Inishturk Beg (“small island of the wild boar”) is the highest and one of the largest islands in Clew Bay.


Inishturk Beg used to be home to a large number of families, with a village building up around the pier on the south shore. Agriculture was a mainstay occupation, but the islanders were best known as  boat-builders who produced vessels uniquely configured for the big seas of the bay.


Until recently privately owned by Irish-Egyptian businessman Nadim Sadek, who spent some €9m on a lavish building programme featuring an impressive summer residence, the island has a Connemara Pony stud farm, a specialty whiskey distillery, a recording studio, a small art gallery renowned for its annual Arts Week, fine dining facilities for visiting artists and several impressively designed houses available for holiday rental.


View of Croagh Patrick from the Main House.


Inish turk Beg is currently for sale at an asking price of €4m.

Clynish Island, home to several generations of the Gavin family, had a splendid new pier installed in 20o3.

Inishlyre & Inishgort


Inishlyre (“Harp Island”),  shaped uncannily like an old Gaelic harp, covers an area of just 50 acres.
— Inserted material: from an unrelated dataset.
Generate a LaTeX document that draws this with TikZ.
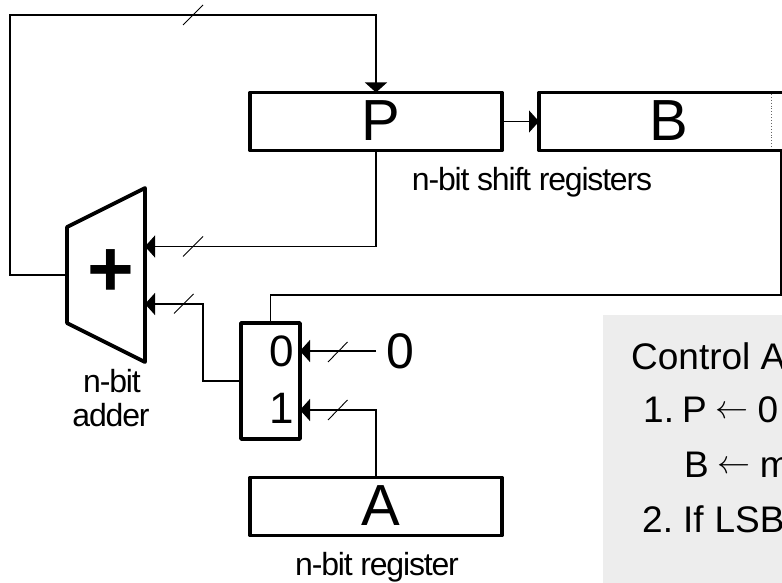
\documentclass[tikz,border=0pt]{standalone}
\usepackage{fontspec}
\setmainfont{Liberation Sans}
\newfontfamily\tightfont[LetterSpace=-3.7]{Liberation Sans}
\usetikzlibrary{arrows.meta,calc}
\newcommand{\ctlarrow}{\hspace{9pt}\raisebox{4pt}{\resizebox{33pt}{!}{$\leftarrow$}}\hspace{9pt}}
\tikzset{
  x=1pt,y=-1pt,
  thickline/.style={line width=3.8pt,line join=round,line cap=round},
  thin wire/.style={line width=1.1pt,line join=miter},
  wirearrow/.style={thin wire,-{Triangle[length=10pt,width=22pt]},shorten >=0pt},
  slashmark/.style={line width=0.9pt},
  regbox/.style={draw,thickline,rectangle,minimum width=252pt,minimum height=58pt,inner sep=0pt,outer sep=0pt,font=\fontsize{58}{58}\selectfont},
  muxbox/.style={draw,thickline,rectangle,minimum width=59pt,minimum height=116pt,inner sep=0pt,outer sep=0pt},
  muxlabel/.style={inner sep=0pt,font=\fontsize{44}{44}\selectfont},
  caption/.style={inner sep=0pt,anchor=base,align=center,font=\fontsize{32}{34}\tightfont},
  ctltext/.style={inner sep=0pt,anchor=base west,font=\fontsize{37}{37}\selectfont},
}
\begin{document}
\begin{tikzpicture}
\useasboundingbox (0,0) rectangle (782,583);
\clip (0,0) rectangle (782,583);
% control panel
\fill[fill=black!7] (603,315) rectangle (782,583);
\node[ctltext] (ctl0) at (631,369) {Control A};
\node[ctltext] (ctl1) at (643,422) {1.\hspace{8pt}P\ctlarrow 0};
\node[ctltext] (ctl2) at (684,477) {B\ctlarrow m};
\node[ctltext] (ctl3) at (642,532) {2.\hspace{10pt}If\hspace{11pt}LSB};
% registers
\node[regbox] (P) at (376,121.5) {\hspace*{9pt}\raisebox{2pt}{P}};
\node[regbox] (B) at (665,121.5) {\hspace*{7pt}\raisebox{2pt}{B}};
\node[regbox] (A) at (376,506.5) {\hspace*{9pt}\raisebox{2pt}{A}};
\draw[dotted,line width=0.9pt,black!60] (771,94) -- (771,149);
% mux
\node[muxbox] (mux) at (270.5,381) {};
\node[muxlabel] (mux0) at (281.5,351) {0};
\node[muxlabel] (mux1) at (281.5,408.5) {1};
\node[inner sep=0pt,font=\fontsize{50}{50}\selectfont] (zero) at (400,351) {0};
% adder
\coordinate (aTL) at (67,227);
\coordinate (aTR) at (145,188);
\coordinate (aBR) at (145,362);
\coordinate (aBL) at (67,323);
\draw[thickline] (aTL) -- (aTR) -- (aBR) -- (aBL) -- cycle;
\node[inner sep=0pt,font=\fontsize{80}{80}\bfseries\selectfont] (plus) at (111,273) {+};
\coordinate (aOut) at (67,275);
\coordinate (aIn1) at (145,246.5);
\coordinate (aIn2) at (145,304);
% wires
\draw[wirearrow] (aOut) -- (10,275) -- (10,15) -- (P.north |- 0,15) -- (P.north);
\draw[wirearrow] (P.south) |- (aIn1);
\draw[wirearrow] (P.east) -- (B.west);
\draw[wirearrow] (mux.west) -- (203,381) -- (203,304) -- (aIn2);
\draw[thin wire] (781,151) -- (781,295) -- (mux.north |- 0,295) -- (mux.north);
\draw[wirearrow] (zero.west -| 376,0) ++(0,0) -- (mux.east |- zero.west);
\coordinate (m1in) at (mux.east |- 0,410);
\draw[wirearrow] (A.north) |- (m1in);
% bus slashes
\draw[slashmark] (183,25) -- (203,5);
\draw[slashmark] (183,256.5) -- (203,236.5);
\draw[slashmark] (174,313.5) -- (193.5,294);
\draw[slashmark] (328,362) -- (347.5,342);
\draw[slashmark] (328,420) -- (347.5,400);
% captions
\node[caption] (capS) at (532,190) {n-bit shift registers};
\node[caption] (capA1) at (112,392) {n-bit};
\node[caption] (capA2) at (111,426) {adder};
\node[caption] (capR) at (377,575) {n-bit register};
\end{tikzpicture}
\end{document}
From the shore, the island looks unremarkable: a sheep-speckled hillock, a couple of ruins and a cluster of houses, accessed by a rickety pier, handmade from fish farm salmon cages. There are no roads. Although not far from the mainland, very few modern visitors ever set foot on it.


C19th sea merchants dropped cargo on Inishlyre, as there was no deep-sea harbour in Westport, and the islanders then shipped the goods to the mainland on their currachs. There were two pubs on the island. In 1841, before the Great Famine, the census reports a population of 113.


The two-mile journey from Rosmoney Harbour to the island takes half an hour by boat when the sea is calm, the fishing trawler is tossed about a bit.  In bad weather “waves come right over the bow. It can be frightening.”


Inishgort, the neighbouring island, ten minutes away by boat, has a lighthouse, nowadays powered by solar energy. The former keepers’ two-storey house still stands.